─── Dataset section ───
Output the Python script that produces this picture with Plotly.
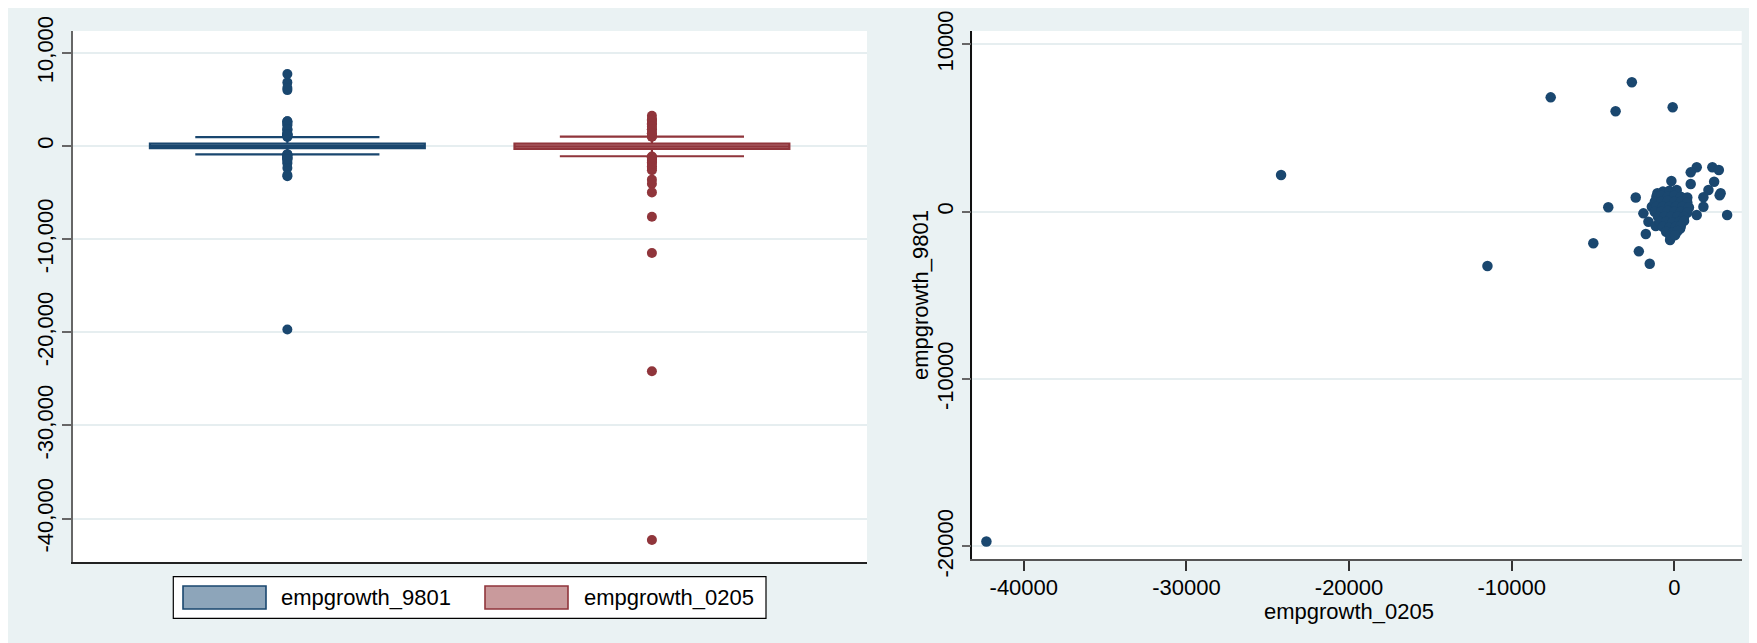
import plotly.graph_objects as go

# ---------------- data ----------------
# scatter pairs: x = empgrowth_0205, y = empgrowth_9801
emp0205 = [-42300, -24180, -11490, -7600, -2610, -3610, -100, -4060, -4980, -2370,
           -2180, -1510, -1750, -1900, -1590, 3250, 2790, 2850, 2340, 2740,
           1380, 1010, 1010, -180, 2450, 2100, 1790, 1790, 1380, -1040,
           -260, 360, -1140, -1380, 660, 770, 150,
           -700, -300, 100,
           -1100, -800, -400, 0, 400, 800,
           -1200, -800, -400, 0, 400, 800,
           -1100, -700, -300, 100, 500, 900,
           -1200, -800, -400, 0, 400, 800,
           -1000, -600, -200, 200, 600,
           -900, -500, -100, 300, 600,
           -700, -300, 100, 400,
           -500, -100, 200,
           -250, 50]
emp9801 = [-19700, 2190, -3240, 6830, 7730, 6000, 6240, 270, -1890, 850,
           -2370, -3110, -1330, -100, -600, -200, 980, 1100, 2650, 2490,
           2650, 2350, 1650, 1830, 1790, 1300, 860, 300, -200, 1100,
           -1690, -1000, -850, 300, 800, 300, 1300,
           1200, 1250, 1200,
           900, 950, 900, 950, 900, 850,
           600, 600, 650, 600, 600, 550,
           300, 300, 300, 300, 300, 250,
           0, 0, 50, 0, 0, -50,
           -300, -300, -300, -300, -300,
           -600, -600, -650, -600, -550,
           -900, -950, -900, -850,
           -1200, -1250, -1150,
           -1450, -1400]

series_names = ["empgrowth_9801", "empgrowth_0205"]
box_q1 = [-230, -300]
box_median = [20, -30]
box_q3 = [270, 250]
box_lower_adj = [-890, -1100]
box_upper_adj = [960, 1000]

box_ticks = [10000, 0, -10000, -20000, -30000, -40000]
box_ticktext = ["10,000", "0", "-10,000", "-20,000", "-30,000", "-40,000"]
sc_xticks = [-40000, -30000, -20000, -10000, 0]
sc_yticks = [10000, 0, -10000, -20000]

# ---------------- style ----------------
OFF = 8  # page body margin offset
W, H = 1757 - OFF, 643 - OFF
NAVY = "#1A476F"
MAROON = "#90353B"
NAVY_FILL = "#8DA5BA"
MAROON_FILL = "#C99A9C"
BG = "#EAF2F3"
GRID = "#E6EEF0"
FONT = "Liberation Sans, Arial, sans-serif"
FS = 22

def px(x):
    return (x - OFF) / W

def py(y):
    return 1 - (y - OFF) / H

fig = go.Figure()

colors = [NAVY, MAROON]
fills = [NAVY_FILL, MAROON_FILL]
series_vals = [emp9801, emp0205]
for i in range(2):
    fig.add_trace(go.Box(
        x=[i], q1=[box_q1[i]], median=[box_median[i]], q3=[box_q3[i]],
        lowerfence=[box_lower_adj[i]], upperfence=[box_upper_adj[i]],
        width=0.754, whiskerwidth=0.67, fillcolor=fills[i],
        line=dict(color=colors[i], width=2.2), boxpoints=False,
        name=series_names[i], showlegend=False, xaxis="x", yaxis="y",
        hoverinfo="skip"))
    outs = [v for v in series_vals[i] if v > box_upper_adj[i] or v < box_lower_adj[i]]
    fig.add_trace(go.Scatter(
        x=[i] * len(outs), y=outs, mode="markers",
        marker=dict(size=10, color=colors[i], line=dict(width=0)),
        showlegend=False, xaxis="x", yaxis="y", hoverinfo="skip"))

fig.add_trace(go.Scatter(
    x=emp0205, y=emp9801, mode="markers",
    marker=dict(size=10.5, color=NAVY, line=dict(width=0)),
    showlegend=False, xaxis="x2", yaxis="y2"))

tickfont = dict(family=FONT, size=FS, color="black")

fig.update_layout(
    width=W, height=H, autosize=False,
    margin=dict(l=0, r=0, t=0, b=0, pad=0, autoexpand=False),
    paper_bgcolor=BG, plot_bgcolor="white",
    showlegend=False, boxmode="overlay",
    font=dict(family=FONT, size=FS, color="black"),
    xaxis=dict(domain=[px(73), px(867)], range=[-0.588, 1.590], automargin=False,
               showticklabels=False, ticks="", showgrid=False, zeroline=False,
               showline=True, linecolor="#222222", linewidth=1.5, anchor="y"),
    yaxis=dict(domain=[py(562.3), py(31)], range=[-44690, 12346], automargin=False,
               tickvals=box_ticks, ticktext=box_ticktext, tickangle=-90,
               ticks="outside", ticklen=9, tickcolor="#666666", tickwidth=1.5,
               showgrid=True, gridcolor=GRID, gridwidth=2, zeroline=False,
               showline=True, linecolor="#666666", linewidth=1.5,
               tickfont=tickfont, anchor="x"),
    xaxis2=dict(domain=[px(972.3), px(1741.7)], range=[-43167, 4145], automargin=False,
                tickvals=sc_xticks, ticktext=[str(v) for v in sc_xticks],
                ticks="outside", ticklen=10, tickcolor="#333333", tickwidth=1.5,
                ticklabelstandoff=-2,
                showgrid=False, zeroline=False,
                showline=True, linecolor="#555555", linewidth=1.5,
                tickfont=tickfont, anchor="y2"),
    yaxis2=dict(domain=[py(559.3), py(31)], range=[-20765, 10794], automargin=False,
                tickvals=sc_yticks, ticktext=[str(v) for v in sc_yticks], tickangle=-90,
                ticks="outside", ticklen=9, tickcolor="#666666", tickwidth=1.5,
                showgrid=True, gridcolor=GRID, gridwidth=2, zeroline=False,
                showline=True, linecolor="#111111", linewidth=1.5,
                tickfont=tickfont, anchor="x2"),
)

shapes = [
    # legend frame
    dict(type="rect", xref="paper", yref="paper", x0=px(173.3), x1=px(766),
         y0=py(618.3), y1=py(576.7), fillcolor="white",
         line=dict(color="black", width=1.2), layer="above"),
    # legend keys
    dict(type="rect", xref="paper", yref="paper", x0=px(183), x1=px(266),
         y0=py(609), y1=py(586), fillcolor=NAVY_FILL,
         line=dict(color=NAVY, width=1.6), layer="above"),
    dict(type="rect", xref="paper", yref="paper", x0=px(485), x1=px(568),
         y0=py(609), y1=py(586), fillcolor=MAROON_FILL,
         line=dict(color=MAROON, width=1.6), layer="above"),
]
fig.update_layout(shapes=shapes)

annotations = [
    dict(text=series_names[0], xref="paper", yref="paper", x=px(279), y=py(597.5),
         xanchor="left", yanchor="middle", showarrow=False,
         font=dict(family=FONT, size=FS, color="black")),
    dict(text=series_names[1], xref="paper", yref="paper", x=px(582), y=py(597.5),
         xanchor="left", yanchor="middle", showarrow=False,
         font=dict(family=FONT, size=FS, color="black")),
    dict(text="empgrowth_0205", xref="paper", yref="paper", x=px(1348.7), y=py(611),
         xanchor="center", yanchor="middle", showarrow=False,
         font=dict(family=FONT, size=FS, color="black")),
    dict(text="empgrowth_9801", xref="paper", yref="paper", x=px(921), y=py(295),
         xanchor="center", yanchor="middle", showarrow=False, textangle=-90,
         font=dict(family=FONT, size=FS, color="black")),
]
fig.update_layout(annotations=annotations)

fig.write_html("out.html")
───
* **Description of the task**: Print the full listing exactly, dropping the pictures.

* **Response to this task**:
Output the Python script that produces this picture with Plotly.
import plotly.graph_objects as go

# ---------------- data ----------------
# scatter pairs: x = empgrowth_0205, y = empgrowth_9801
emp0205 = [-42300, -24180, -11490, -7600, -2610, -3610, -100, -4060, -4980, -2370,
           -2180, -1510, -1750, -1900, -1590, 3250, 2790, 2850, 2340, 2740,
           1380, 1010, 1010, -180, 2450, 2100, 1790, 1790, 1380, -1040,
           -260, 360, -1140, -1380, 660, 770, 150,
           -700, -300, 100,
           -1100, -800, -400, 0, 400, 800,
           -1200, -800, -400, 0, 400, 800,
           -1100, -700, -300, 100, 500, 900,
           -1200, -800, -400, 0, 400, 800,
           -1000, -600, -200, 200, 600,
           -900, -500, -100, 300, 600,
           -700, -300, 100, 400,
           -500, -100, 200,
           -250, 50]
emp9801 = [-19700, 2190, -3240, 6830, 7730, 6000, 6240, 270, -1890, 850,
           -2370, -3110, -1330, -100, -600, -200, 980, 1100, 2650, 2490,
           2650, 2350, 1650, 1830, 1790, 1300, 860, 300, -200, 1100,
           -1690, -1000, -850, 300, 800, 300, 1300,
           1200, 1250, 1200,
           900, 950, 900, 950, 900, 850,
           600, 600, 650, 600, 600, 550,
           300, 300, 300, 300, 300, 250,
           0, 0, 50, 0, 0, -50,
           -300, -300, -300, -300, -300,
           -600, -600, -650, -600, -550,
           -900, -950, -900, -850,
           -1200, -1250, -1150,
           -1450, -1400]

series_names = ["empgrowth_9801", "empgrowth_0205"]
box_q1 = [-230, -300]
box_median = [20, -30]
box_q3 = [270, 250]
box_lower_adj = [-890, -1100]
box_upper_adj = [960, 1000]

box_ticks = [10000, 0, -10000, -20000, -30000, -40000]
box_ticktext = ["10,000", "0", "-10,000", "-20,000", "-30,000", "-40,000"]
sc_xticks = [-40000, -30000, -20000, -10000, 0]
sc_yticks = [10000, 0, -10000, -20000]

# ---------------- style ----------------
OFF = 8  # page body margin offset
W, H = 1757 - OFF, 643 - OFF
NAVY = "#1A476F"
MAROON = "#90353B"
NAVY_FILL = "#8DA5BA"
MAROON_FILL = "#C99A9C"
BG = "#EAF2F3"
GRID = "#E6EEF0"
FONT = "Liberation Sans, Arial, sans-serif"
FS = 22

def px(x):
    return (x - OFF) / W

def py(y):
    return 1 - (y - OFF) / H

fig = go.Figure()

colors = [NAVY, MAROON]
fills = [NAVY_FILL, MAROON_FILL]
series_vals = [emp9801, emp0205]
for i in range(2):
    fig.add_trace(go.Box(
        x=[i], q1=[box_q1[i]], median=[box_median[i]], q3=[box_q3[i]],
        lowerfence=[box_lower_adj[i]], upperfence=[box_upper_adj[i]],
        width=0.754, whiskerwidth=0.67, fillcolor=fills[i],
        line=dict(color=colors[i], width=2.2), boxpoints=False,
        name=series_names[i], showlegend=False, xaxis="x", yaxis="y",
        hoverinfo="skip"))
    outs = [v for v in series_vals[i] if v > box_upper_adj[i] or v < box_lower_adj[i]]
    fig.add_trace(go.Scatter(
        x=[i] * len(outs), y=outs, mode="markers",
        marker=dict(size=10, color=colors[i], line=dict(width=0)),
        showlegend=False, xaxis="x", yaxis="y", hoverinfo="skip"))

fig.add_trace(go.Scatter(
    x=emp0205, y=emp9801, mode="markers",
    marker=dict(size=10.5, color=NAVY, line=dict(width=0)),
    showlegend=False, xaxis="x2", yaxis="y2"))

tickfont = dict(family=FONT, size=FS, color="black")

fig.update_layout(
    width=W, height=H, autosize=False,
    margin=dict(l=0, r=0, t=0, b=0, pad=0, autoexpand=False),
    paper_bgcolor=BG, plot_bgcolor="white",
    showlegend=False, boxmode="overlay",
    font=dict(family=FONT, size=FS, color="black"),
    xaxis=dict(domain=[px(73), px(867)], range=[-0.588, 1.590], automargin=False,
               showticklabels=False, ticks="", showgrid=False, zeroline=False,
               showline=True, linecolor="#222222", linewidth=1.5, anchor="y"),
    yaxis=dict(domain=[py(562.3), py(31)], range=[-44690, 12346], automargin=False,
               tickvals=box_ticks, ticktext=box_ticktext, tickangle=-90,
               ticks="outside", ticklen=9, tickcolor="#666666", tickwidth=1.5,
               showgrid=True, gridcolor=GRID, gridwidth=2, zeroline=False,
               showline=True, linecolor="#666666", linewidth=1.5,
               tickfont=tickfont, anchor="x"),
    xaxis2=dict(domain=[px(972.3), px(1741.7)], range=[-43167, 4145], automargin=False,
                tickvals=sc_xticks, ticktext=[str(v) for v in sc_xticks],
                ticks="outside", ticklen=10, tickcolor="#333333", tickwidth=1.5,
                ticklabelstandoff=-2,
                showgrid=False, zeroline=False,
                showline=True, linecolor="#555555", linewidth=1.5,
                tickfont=tickfont, anchor="y2"),
    yaxis2=dict(domain=[py(559.3), py(31)], range=[-20765, 10794], automargin=False,
                tickvals=sc_yticks, ticktext=[str(v) for v in sc_yticks], tickangle=-90,
                ticks="outside", ticklen=9, tickcolor="#666666", tickwidth=1.5,
                showgrid=True, gridcolor=GRID, gridwidth=2, zeroline=False,
                showline=True, linecolor="#111111", linewidth=1.5,
                tickfont=tickfont, anchor="x2"),
)

shapes = [
    # legend frame
    dict(type="rect", xref="paper", yref="paper", x0=px(173.3), x1=px(766),
         y0=py(618.3), y1=py(576.7), fillcolor="white",
         line=dict(color="black", width=1.2), layer="above"),
    # legend keys
    dict(type="rect", xref="paper", yref="paper", x0=px(183), x1=px(266),
         y0=py(609), y1=py(586), fillcolor=NAVY_FILL,
         line=dict(color=NAVY, width=1.6), layer="above"),
    dict(type="rect", xref="paper", yref="paper", x0=px(485), x1=px(568),
         y0=py(609), y1=py(586), fillcolor=MAROON_FILL,
         line=dict(color=MAROON, width=1.6), layer="above"),
]
fig.update_layout(shapes=shapes)

annotations = [
    dict(text=series_names[0], xref="paper", yref="paper", x=px(279), y=py(597.5),
         xanchor="left", yanchor="middle", showarrow=False,
         font=dict(family=FONT, size=FS, color="black")),
    dict(text=series_names[1], xref="paper", yref="paper", x=px(582), y=py(597.5),
         xanchor="left", yanchor="middle", showarrow=False,
         font=dict(family=FONT, size=FS, color="black")),
    dict(text="empgrowth_0205", xref="paper", yref="paper", x=px(1348.7), y=py(611),
         xanchor="center", yanchor="middle", showarrow=False,
         font=dict(family=FONT, size=FS, color="black")),
    dict(text="empgrowth_9801", xref="paper", yref="paper", x=px(921), y=py(295),
         xanchor="center", yanchor="middle", showarrow=False, textangle=-90,
         font=dict(family=FONT, size=FS, color="black")),
]
fig.update_layout(annotations=annotations)

fig.write_html("out.html")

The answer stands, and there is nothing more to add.